In theory, pressure on any two points of the membrane could create constraints incompatible with any mode.

However, all these considerations are better limited to modes of relatively low order. In fact it can be presumed that the approximation of the non-rigid membrane results less valid with the increase of the mode order, since the node base tends to become comparable with the thickness of the membrane itself.

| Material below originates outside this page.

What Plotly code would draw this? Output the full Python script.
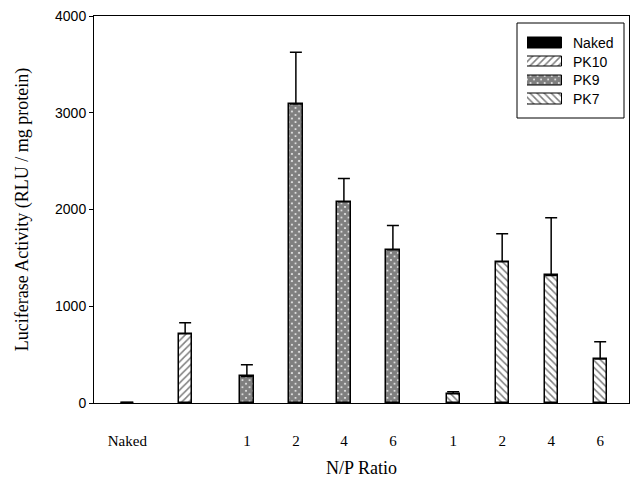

There are also other considerations. The classic equation of the membrane generally used for obtaining the modes is entirely conservative and does not take into account either dissipation due to internal friction or irradiation. The latter both being mechanisms that dampen the partials, causing their decay in the absence of an exciting force. A symbolical solution of the equation corresponding to the vibro-acoustic movement described is definitely impossible, even if greatly simplifying hypotheses are adopted. It is possible to solve it with numerical methods (such as FEM, BEM, etc.) but even in this case—if acoustic-elastic coupling and internal dissipations of the membrane are taken into account—the problem remains delicate, and results must be verified experimentally. However, even in the absence of a solution, it is possible to note that decay of the partials is connected with the merit factor (Q) of their resonance, and provokes a widening of the spectral line—always more marked the more the relative mode is damped. The internal frictions are proportional to the velocity of variation of the local curvature, which increases with the frequency. It can therefore be presumed that, similarly to stretched strings, damping of the modes increases with their frequency. Consequently, in the upper spectral areas, where the modes are close together and massed (see Figs. 9 & 10), the transfer function of the membrane is more continuous than discrete, with moderate peaks on the modal frequencies. In these areas the modes which can be excited are less precisely definable and depend on the loop gain and on the frequency characteristics of the negative feedback electronic circuit. Conversely, the passage from one mode to another of adjacent frequency has little influence on the resultant frequency. Construction of a future improved map for excitation of modes must therefore foresee a judicious choice of the pairs of points which offer the most significant discrimination between modes.
In addition, the modal frequencies should be verified experimentally, since it can be presumed that the frequencies of some modes deviate from their nominal values owing to the presence of the actuator with relative wave guide which has a beam width equal to 1/3 of the membrane diameter. The measurement of these deviations cannot be determined reliably with theoretical considerations, since the overall model is too complex and can only be solved (as already shown) with numerical methods.

==Further development==
The trials carried out to date with composers and percussionists stimulated suggestions for extending the control criteria, the use of special strikers of various forms and dimensions, and the application of independent hand techniques. Subsequent developments will principally concern ergonomic aspects, with the compilation of more precise nodal maps, of simpler and immediate use. In addition, improvements are quite conceivable in the electronic conditioning system and in its operation for the purpose of improving controllability of the emission of high overtones.